7/10
Du Maurier swashbuckling romance
15 April 2021
Although it has thematic links with Jamaica Inn and a Cornish setting, Frenchman's Creek has never seemed a typical Du Maurier work to me. It has a more Mills & Boon/Barbara Cartland feel to it than the gothic masterpieces she is rightly remembered for. This 1944 film version has some plusses to it though I didn't enjoy it as much as the British TV adaptation of 1998. The plusses are the sumptuous colour, a dash of swashbuckling and first and foremost, the cast. Joan Fontaine who'd already impressed mightily in Du Maurier's Rebecca in 1940 is strong here as Dona St Columb, combining vulnerability with impish humour and spiritedness. Arturo De Cordova does a good job as the French pirate she falls for though he did not become a major star in Hollywood and Cecil Kellaway is warm and droll as a household servant. Ralph Forbes also does good work as Fontaine's idle, drunken layabout of a husband, though he handles himself well with a sword.
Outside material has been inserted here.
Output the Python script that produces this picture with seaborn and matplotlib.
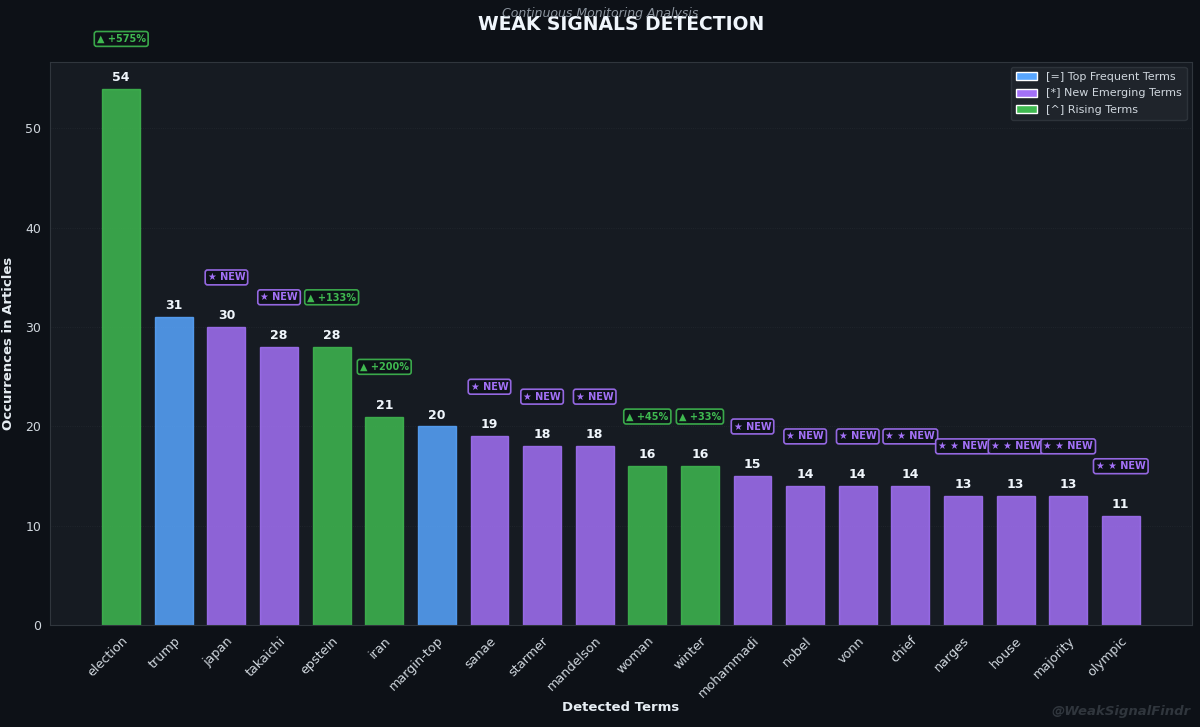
import pandas as pd
import seaborn as sns
import matplotlib.pyplot as plt
from matplotlib.patches import Patch

terms = ['election', 'trump', 'japan', 'takaichi', 'epstein', 'iran', 'margin-top',
         'sanae', 'starmer', 'mandelson', 'woman', 'winter', 'mohammadi', 'nobel',
         'vonn', 'chief', 'narges', 'house', 'majority', 'olympic']
counts = [54, 31, 30, 28, 28, 21, 20, 19, 18, 18, 16, 16, 15, 14, 14, 14, 13, 13, 13, 11]
kinds = ['rising', 'top', 'new', 'new', 'rising', 'rising', 'top', 'new', 'new', 'new',
         'rising', 'rising', 'new', 'new', 'new', 'new', 'new', 'new', 'new', 'new']
badges = ['▲ +575%', '', '★ NEW', '★ NEW', '▲ +133%', '▲ +200%', '', '★ NEW', '★ NEW',
          '★ NEW', '▲ +45%', '▲ +33%', '★ NEW', '★ NEW', '★ NEW', '★ ★ NEW', '★ ★ NEW',
          '★ ★ NEW', '★ ★ NEW', '★ ★ NEW']

BG = '#0d1117'
PANEL = '#161b22'
colors = {'top': '#58a6ff', 'new': '#a371f7', 'rising': '#3fb950'}
legend_labels = {'top': '[=] Top Frequent Terms', 'new': '[*] New Emerging Terms',
                 'rising': '[^] Rising Terms'}

df = pd.DataFrame({'term': terms, 'count': counts, 'kind': kinds})

sns.set_style('dark')
plt.rcParams['font.family'] = ['DejaVu Sans']

fig, ax = plt.subplots(figsize=(12, 7.27), dpi=100)
fig.patch.set_facecolor(BG)
ax.set_facecolor(PANEL)
fig.subplots_adjust(left=0.042, right=0.993, top=0.915, bottom=0.14)

bar_w = 0.72
sns.barplot(data=df, x='term', y='count', hue='kind', palette=colors, order=terms,
            dodge=False, width=bar_w, legend=False, ax=ax, saturation=1)

for patch in ax.patches:
    fc = patch.get_facecolor()
    patch.set_edgecolor(fc[:3])
    patch.set_linewidth(1)
    patch.set_alpha(0.85)

# matplotlib-style 5% margins around the bars
n = len(terms)
span = n - 1 + bar_w
ax.set_xlim(-bar_w / 2 - 0.05 * span, n - 1 + bar_w / 2 + 0.05 * span)
ax.set_ylim(0, max(counts) * 1.05)

for i, (c, b, k) in enumerate(zip(counts, badges, kinds)):
    ax.text(i, c + 0.5, str(c), ha='center', va='bottom', color='#f0f6fc',
            fontsize=9, fontweight='bold')
    if b:
        col = colors[k]
        ax.text(i, c + 5, b, ha='center', va='center', color=col, fontsize=7,
                fontweight='bold', clip_on=False,
                bbox=dict(boxstyle='round,pad=0.25', facecolor=BG, edgecolor=col,
                          linewidth=1.2, alpha=0.9))

ax.tick_params(axis='x', colors='#d0d7de', labelsize=9.2, length=3)
ax.tick_params(axis='y', colors='#d0d7de', labelsize=9, length=3)
plt.setp(ax.get_xticklabels(), rotation=45, ha='right', rotation_mode='anchor')
ax.grid(axis='y', color='#30363d', linestyle=':', linewidth=0.6, alpha=0.5)
ax.set_axisbelow(True)
for s in ax.spines.values():
    s.set_visible(True)
    s.set_color('#30363d')
    s.set_linewidth(0.8)

ax.set_xlabel('Detected Terms', color='#e6edf3', fontsize=9.5, fontweight='bold')
ax.xaxis.set_label_coords(0.5, -0.135)
ax.set_ylabel('Occurrences in Articles', color='#e6edf3', fontsize=9.5, fontweight='bold')
ax.yaxis.set_label_coords(-0.031, 0.5)

handles = [Patch(facecolor=colors[k], label=legend_labels[k]) for k in ['top', 'new', 'rising']]
leg = ax.legend(handles=handles, loc='upper right', fontsize=8, facecolor='#21262d',
                edgecolor='#30363d', framealpha=0.9, handlelength=1.9, handleheight=0.75,
                labelspacing=0.6, borderaxespad=0.45, borderpad=0.45)
for t in leg.get_texts():
    t.set_color('#d0d7de')

cx = (0.042 + 0.993) / 2
fig.text(cx, 1 - 24 / 727, 'WEAK SIGNALS DETECTION', ha='center', va='center',
         color='#f0f6fc', fontsize=13.5, fontweight='bold')
fig.text(0.5, 1 - 13 / 727, 'Continuous Monitoring Analysis', ha='center', va='center',
         color='#8b949e', fontsize=9, style='italic')
fig.text(0.992, 1 - 712 / 727, '@WeakSignalFindr', ha='right', va='center',
         color='#30363d', fontsize=9.5, fontweight='bold', style='italic')

fig.savefig('out.png', facecolor=BG)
Also prominent in the supporting cast are Basil Rathbone and Nigel Bruce, in their only appearance on screen together outside of their leading turns as Holmes and Watson in the Fox then Universal series of films. Rathbone is the villainous Lord Rockingham , who despite his prowess at fencing, doesn't get to use it here, though he has a spirited encounter with Fontaine in one of the film's highlights. Nigel Bruce brings his trademark sense of fun to the dunderheaded Lord Godolphin but is more of a comical rotter here than his usual endearing buffoon.